Nearly four years ago Charles H. Phillips Chemical Co. started a word game to promote toothpaste sales, offered prizes totaling $600 for the longest list of three-letter standard English words built from such phrases as: “Try Phillips Dental Magnesia,” “Get Phillips Magnesia Toothpaste,” “Try Phillips Magnesia Toothpaste.” Among the 40,000 contestants was a young Queens, N. Y. lexicologist named Ira Gustave Gillman, who compiled six lists, one for each phrase, ranging in length from 150 to 297 words.
Ira Gustave Gillman did not win. Many of his words were rejected as Scottish slang, dialect, obsolete. Contestant Gillman later lost a similar contest held by Consolidated Cigar Corp., won an out-of-court settlement on the prize money. With this experience behind him he filed suit against Phillips Chemical for all of the $600, charging that the judges had fraudulently deleted words from his lists. Last April the case was tried in Manhattan Municipal Court before Referee John M. Cragen. Vigorously Plaintiff Gillman challenged the findings of Contest Judges Walter K. Van Olinda and Andrew J. Davis, both of whom had a hand in preparing the Funk & Wagnall’s New Standard Dictionary. The courtroom rang for a fortnight with such words as: aha, ama, hep, aim, ani, pah. Aha, said Plaintiff Gillman, was either a sunken fence a religious service, or an exclamation. Ama was a wine vessel used in the early Christian Church, also a medical term for “an enlargement of the semicircular canal of the internal ear.” Quoted from George Eliot’s Daniel Deronda was Hep, a cry of the Crusaders, derived from the Latin for “Jerusalem is destroyed!”
Branching into elementary zoology Gillman informed the court that an ahu was a Central Asian gazelle, an ani a Brazilian variety of the keel-billed cuckoo. No slang, he insisted, was pah, which meant “bah, faugh, fudge.”
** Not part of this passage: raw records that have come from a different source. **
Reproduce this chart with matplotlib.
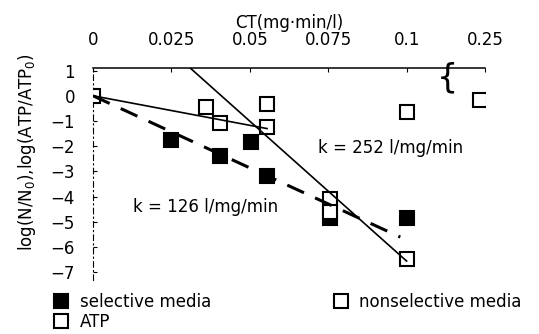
import numpy as np
import matplotlib
matplotlib.use("Agg")
import matplotlib.pyplot as plt

# CT values (mg*min/l) and log reductions
sel_ct = [0.025, 0.0405, 0.0505, 0.0555, 0.0755, 0.1]
sel_log = [-1.75, -2.38, -1.82, -3.17, -4.85, -4.83]

nonsel_ct = [0.0, 0.0405, 0.0555, 0.0755, 0.0755, 0.1]
nonsel_log = [0.0, -1.07, -1.25, -4.1, -4.6, -6.48]

atp_ct = [0.036, 0.0555, 0.1, 0.24]
atp_log = [-0.45, -0.34, -0.65, -0.16]

# fitted lines (end points)
fit_shallow_ct = [0.0, 0.0555]
fit_shallow_log = [0.0, -1.3]
fit_steep_ct = [0.031, 0.1]
fit_steep_log = [1.1, -6.55]
fit_dash_ct = [0.0, 0.098]
fit_dash_log = [0.0, -5.6]

xticks = [0, 0.025, 0.05, 0.075, 0.1, 0.25]
xtick_labels = ["0", "0.025", "0.05", "0.075", "0.1", "0.25"]
yticks = [1, 0, -1, -2, -3, -4, -5, -6, -7]


def fwd(x):
    x = np.asarray(x, dtype=float)
    return np.where(x <= 0.1, x, 0.1 + (x - 0.1) / 6.0)


def inv(y):
    y = np.asarray(y, dtype=float)
    return np.where(y <= 0.1, y, 0.1 + (y - 0.1) * 6.0)


def main():
    plt.rcParams["font.family"] = "DejaVu Sans"
    fig = plt.figure(figsize=(5.39, 3.34), dpi=100)
    ax = fig.add_axes([0.1725, 0.1617, 0.7273, 0.6347])
    ax.set_xscale("function", functions=(fwd, inv))
    ax.set_xlim(0, 0.25)
    ax.set_ylim(-7.3, 1.1)

    sq = dict(marker="s", markersize=10.5, linestyle="none", markeredgewidth=1.5,
              markeredgecolor="black")
    h_sel, = ax.plot(sel_ct, sel_log, markerfacecolor="black",
                     label="selective media", zorder=2, **sq)
    h_non, = ax.plot(nonsel_ct, nonsel_log, markerfacecolor="white",
                     label="nonselective media", zorder=3, **sq)
    h_atp, = ax.plot(atp_ct, atp_log, markerfacecolor="white", label="ATP",
                     zorder=3, **sq)

    ax.plot(fit_shallow_ct, fit_shallow_log, color="black", lw=1.2, zorder=4)
    ax.plot(fit_steep_ct, fit_steep_log, color="black", lw=1.2, zorder=4)
    ax.plot(fit_dash_ct, fit_dash_log, color="black", lw=2.2,
            linestyle=(0, (6, 4)), zorder=4)

    ax.text(0.574, 0.623, "k = 252 l/mg/min", transform=ax.transAxes,
            fontsize=12, va="center", ha="left")
    ax.text(0.102, 0.344, "k = 126 l/mg/min", transform=ax.transAxes,
            fontsize=12, va="center", ha="left")

    # axis break mark on the top axis
    ax.text(0.903, 0.955, "{", transform=ax.transAxes, fontsize=24,
            ha="center", va="center", clip_on=False)

    ax.xaxis.set_ticks_position("top")
    ax.xaxis.set_label_position("top")
    ax.set_xticks(xticks)
    ax.set_xticklabels(xtick_labels)
    ax.set_yticks(yticks)
    ax.minorticks_off()
    ax.tick_params(axis="x", direction="in", length=3, pad=14, labelsize=12)
    ax.tick_params(axis="y", direction="in", length=3, pad=13, labelsize=12)

    ax.spines["bottom"].set_visible(False)
    ax.spines["right"].set_visible(False)
    ax.spines["top"].set_linewidth(1.1)
    ax.spines["left"].set_linewidth(0.8)
    ax.spines["left"].set_linestyle((0, (5, 3, 1, 3)))

    ax.set_xlabel("CT(mg\u00b7min/l)", fontsize=12, labelpad=2)
    ax.set_ylabel(r"log(N/N$_0$),log(ATP/ATP$_0$)", fontsize=12)
    ax.yaxis.set_label_coords(-0.140, 0.604)

    ax.legend(handles=[h_sel, h_atp, h_non], ncol=2, loc="upper left",
              bbox_to_anchor=(0.0985, 0.123), bbox_transform=fig.transFigure,
              frameon=False, fontsize=12, handletextpad=0.6, columnspacing=7.3,
              labelspacing=0.1, borderpad=0, borderaxespad=0, handlelength=1.0)

    plt.savefig("out.png", dpi=100)


if __name__ == '__main__':
    main()
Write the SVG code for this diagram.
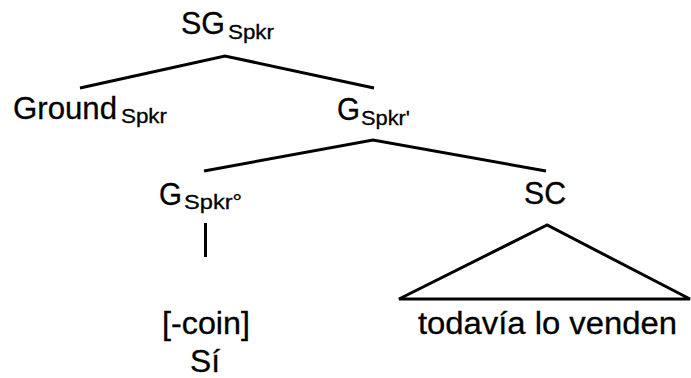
<svg xmlns="http://www.w3.org/2000/svg" width="691" height="378" viewBox="0 0 691 378">
<style>
.t{font-family:"Liberation Sans",Arial,sans-serif;font-size:31px;fill:#000;stroke:#000;stroke-width:0.3}
.s{font-size:20px}
.e{stroke:#000;stroke-width:3;fill:none;stroke-linecap:butt}
</style>
<rect width="691" height="378" fill="#fff"/>
<g id="connectors">
<polyline class="e" points="80,88 225,56 374,88"/>
<polyline class="e" points="204,171 373,140 546,171"/>
<line class="e" x1="205.5" y1="223" x2="205.5" y2="257"/>
<polygon class="e" points="547,225 399,299 690,299"/>
</g>
<g id="n_sg"><text class="t" x="181" y="34" textLength="44" lengthAdjust="spacingAndGlyphs">SG</text><text class="t s" x="228" y="39" textLength="46" lengthAdjust="spacingAndGlyphs">Spkr</text></g>
<g id="n_ground"><text class="t" x="13" y="119" textLength="104" lengthAdjust="spacingAndGlyphs">Ground</text><text class="t s" x="121" y="123" textLength="46" lengthAdjust="spacingAndGlyphs">Spkr</text></g>
<g id="n_gbar"><text class="t" x="337" y="120" textLength="23" lengthAdjust="spacingAndGlyphs">G</text><text class="t s" x="361" y="125" textLength="49" lengthAdjust="spacingAndGlyphs">Spkr'</text></g>
<g id="n_g0"><text class="t" x="159" y="205" textLength="23" lengthAdjust="spacingAndGlyphs">G</text><text class="t s" x="184" y="209" textLength="58" lengthAdjust="spacingAndGlyphs">Spkr°</text></g>
<g id="n_sc"><text class="t" x="524" y="204" textLength="42" lengthAdjust="spacingAndGlyphs">SC</text></g>
<g id="n_coin"><text class="t" x="162" y="334" textLength="88" lengthAdjust="spacingAndGlyphs">[-coin]</text><text class="t" x="190" y="372" textLength="30" lengthAdjust="spacingAndGlyphs">Sí</text></g>
<g id="n_tri"><text class="t" x="418" y="334" textLength="259" lengthAdjust="spacingAndGlyphs">todavía lo venden</text></g>
</svg>
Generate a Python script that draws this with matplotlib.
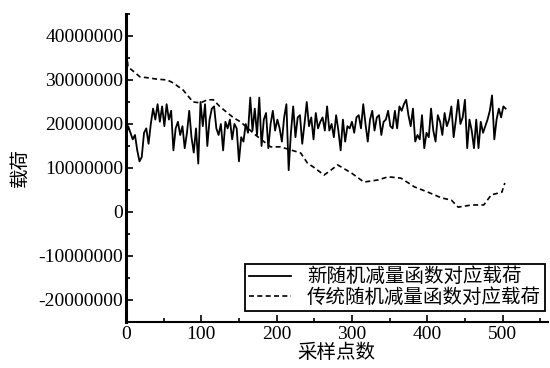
import matplotlib
matplotlib.use("Agg")
import matplotlib.pyplot as plt
from matplotlib.ticker import MultipleLocator, FuncFormatter

plt.rcParams['font.family'] = ['Liberation Serif', 'Noto Sans CJK SC']
plt.rcParams['axes.unicode_minus'] = False

# new method load, one value every 3 samples (millions)
new_x = list(range(0, 505, 3))
new_load = [
    17.0, 19.5, 18.0, 16.5, 17.5, 14.0, 11.5, 12.5, 18.0, 19.0,
    15.5, 20.0, 23.5, 21.0, 24.5, 20.5, 24.0, 19.5, 24.5, 21.0,
    23.0, 14.0, 19.0, 20.5, 17.5, 19.5, 14.5, 18.0, 23.0, 17.0,
    13.5, 19.0, 11.0, 25.0, 19.5, 24.5, 15.0, 21.0, 23.5, 24.0,
    19.0, 17.5, 20.0, 14.0, 20.5, 19.0, 21.0, 16.5, 20.0, 19.0,
    11.5, 17.0, 16.0, 20.0, 18.0, 26.0, 18.5, 23.5, 17.5, 26.0,
    15.0, 21.0, 22.5, 14.5, 20.0, 23.0, 18.5, 21.0, 19.0, 16.0,
    21.5, 24.5, 9.5, 18.0, 24.0, 17.0, 21.5, 22.0, 15.5, 20.0,
    25.0, 19.5, 21.5, 16.5, 22.5, 19.0, 20.5, 21.5, 18.5, 24.0,
    18.5, 20.0, 17.0, 22.0, 18.5, 14.0, 21.0, 16.0, 19.5, 19.0,
    20.5, 18.0, 21.5, 22.0, 19.0, 24.5, 20.0, 16.0, 21.0, 23.0,
    18.5, 21.5, 22.0, 17.5, 20.5, 21.0, 23.0, 19.5, 19.0, 23.0,
    19.0, 24.0, 23.0, 24.5, 25.5, 22.0, 19.5, 23.5, 16.0, 17.5,
    16.5, 22.0, 14.5, 18.0, 17.0, 23.5, 18.5, 16.0, 22.0, 20.5,
    17.5, 22.5, 19.5, 21.0, 24.0, 17.0, 21.0, 25.5, 20.0, 21.5,
    25.5, 14.5, 21.0, 18.5, 14.5, 21.0, 14.5, 20.5, 18.0, 19.5,
    21.0, 23.0, 26.5, 16.5, 21.0, 23.5, 21.5, 24.0, 23.5,
]

# traditional method load (millions)
old_x = [0, 2.7, 18.7, 29.3, 41, 55, 63, 76, 89, 99, 108, 116, 125, 135, 143,
         152, 172, 192, 205, 219, 232, 241, 249, 263, 272, 281, 299, 316, 335,
         348, 365, 383, 401, 419, 432, 441, 459, 475, 485, 499, 503]
old_load = [38.0, 33.0, 30.7, 30.5, 30.2, 30.0, 29.3, 27.7, 25.0, 24.8, 25.5,
            25.5, 23.9, 22.5, 21.4, 20.5, 17.5, 14.8, 14.8, 14.1, 13.4, 11.1,
            10.2, 8.4, 9.5, 10.7, 8.9, 6.8, 7.3, 8.0, 7.7, 5.7, 4.5, 3.2, 2.7,
            1.1, 1.6, 1.6, 3.9, 4.5, 6.6]

labels = ['新随机减量函数对应载荷', '传统随机减量函数对应载荷']

fig = plt.figure(figsize=(5.5, 3.68), dpi=100)
ax = fig.add_axes([0.229, 0.125, 0.767, 0.837])

ax.plot(new_x, [v * 1e6 for v in new_load], color='black', lw=1.3, label=labels[0])
ax.plot(old_x, [v * 1e6 for v in old_load], color='black', lw=1.2,
        linestyle=(0, (3, 2)), label=labels[1])

ax.set_xlim(0, 560)
ax.set_ylim(-25e6, 45e6)
ax.xaxis.set_major_locator(MultipleLocator(100))
ax.xaxis.set_minor_locator(MultipleLocator(50))
ax.yaxis.set_major_locator(MultipleLocator(10e6))
ax.yaxis.set_minor_locator(MultipleLocator(5e6))
ax.yaxis.set_major_formatter(FuncFormatter(lambda v, p: '%d' % round(v)))

ax.spines['top'].set_visible(False)
ax.spines['right'].set_visible(False)
ax.spines['left'].set_linewidth(2.2)
ax.spines['bottom'].set_linewidth(1.5)
ax.tick_params(which='both', direction='in', labelsize=14, width=1.2)
ax.tick_params(which='major', length=5, pad=2)
ax.tick_params(which='minor', length=3)
ax.tick_params(axis='x', which='major', pad=3)

ax.set_xlabel('采样点数', fontsize=14, labelpad=0)
ax.set_ylabel('载荷', fontsize=14, labelpad=6)

leg = ax.legend(loc='lower right', bbox_to_anchor=(0.993, 0.036), fontsize=14,
                frameon=True, fancybox=False, edgecolor='black', framealpha=1,
                handlelength=2.2, handletextpad=0.8, borderpad=0.2,
                labelspacing=0.1, borderaxespad=0)
leg.get_frame().set_linewidth(1.3)

fig.savefig('out.png', dpi=100)
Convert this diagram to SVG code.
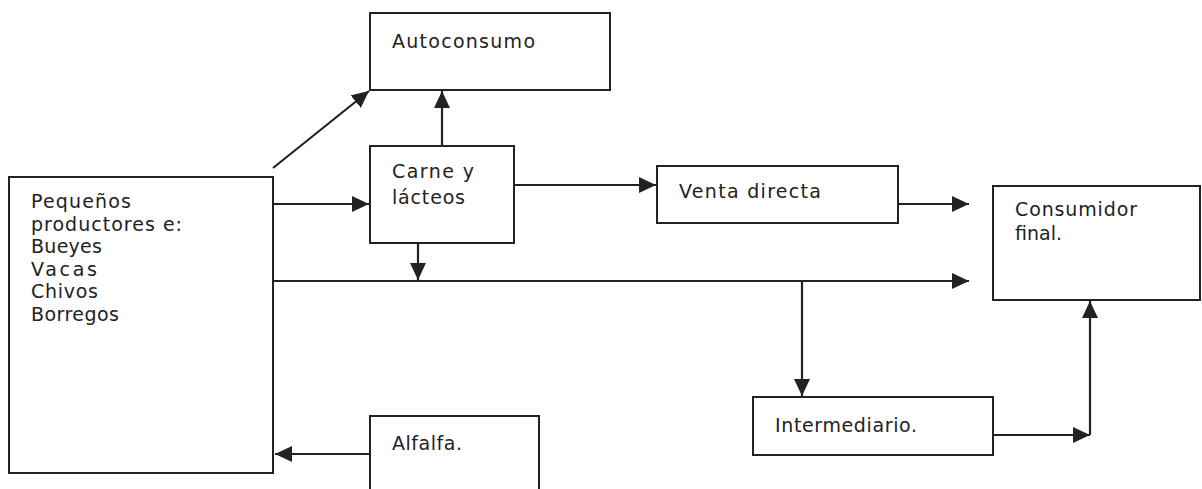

For five months Referee Cragen thumbed through dictionaries, scratched his pate, learned enough about lexicology to state that “the English language is not on trial.” Said he: “If the court could sit in judgment on the dictionary, every one of the 40,000 contestants could come into court, contending that his or her list was the proper winning roster of words. . . .” Last week, having boiled down the case to the real issue of whether or not the contest judges had fraudulently deleted words from Gillman’s roster, Referee Cragen dismissed the suit with a two-letter word: NO.